US urges China-Taiwan ‘dialogue’ despite Panama’s jilting of Taipei
Avoid ‘escalatory or destabilising moves’, a US State Department spokesperson says after Panama switches its official recognition to Beijing
The United States wants China and Taiwan to engage in dialogue instead of escalatory or destabilising moves, a US State Department spokesperson said after Panama cut ties with Taiwan and switched its official recognition to Beijing.
The US continues to oppose unilateral action by either side to alter the status quo across the Strait, spokesperson Heather Nauert told a press briefing on Wednesday.
Panama announced its break with Taiwan in a joint communique with China in Beijing on Tuesday, leaving Taiwan with only 20 allies with whom it still has formal diplomatic relations.
Nauert declined to comment whether Panama, a small Central American nation, had informed the US of the change in advance.

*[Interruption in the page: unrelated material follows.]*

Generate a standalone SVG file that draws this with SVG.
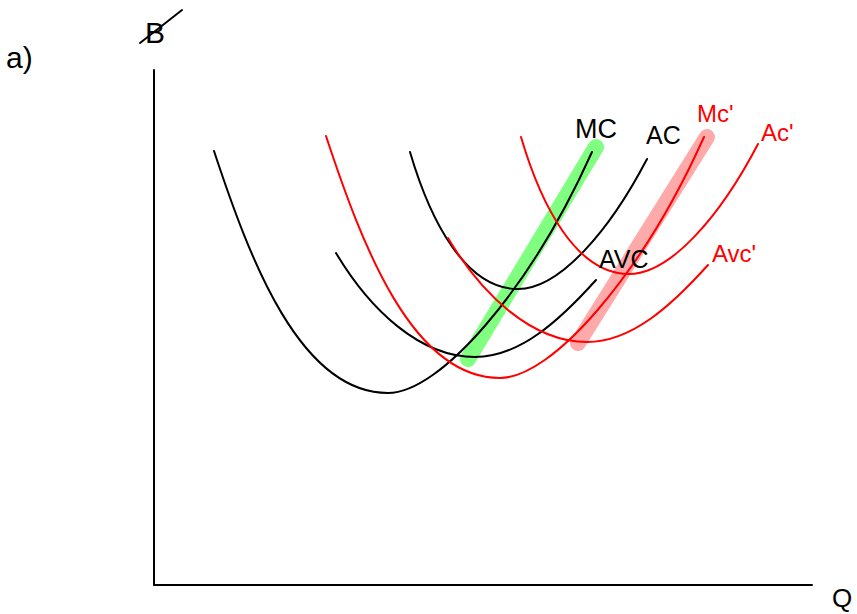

“The United States urges all concerned parties to engage in productive dialogue and to avoid escalatory or destabilising moves,” Nauert said.
The joint communique was signed by Chinese Foreign Minister Wang Yi and his Panamanian counterpart Isabel Saint Malo de Alvarado, who is also Panama’s vice president.
According to the communique, China and Panama decided to recognise each other and establish diplomatic relations at the ambassadorial level. For its part, Panama has decided to sever “diplomatic relations” with Taiwan and to have no further official relations or official exchanges with it.
“Beijing of course will put all the blame for this development on Taiwan President Tsai In-wen because she refused explicitly to accept its preconditions for a decent relationship,” said Richard Bush, director for East Asia policy studies at the Brookings Institution.
Bush said Tsai In-wen did address those issues in a serious way, and the slide in relations, of which Panama is a part, is Beijing’s way of punishing Taiwan’s leader for refusing to submit to Beijing’s wishes on various issues.
The US does not get involved in the China-Taiwan rivalry over diplomatic partners, Bush said.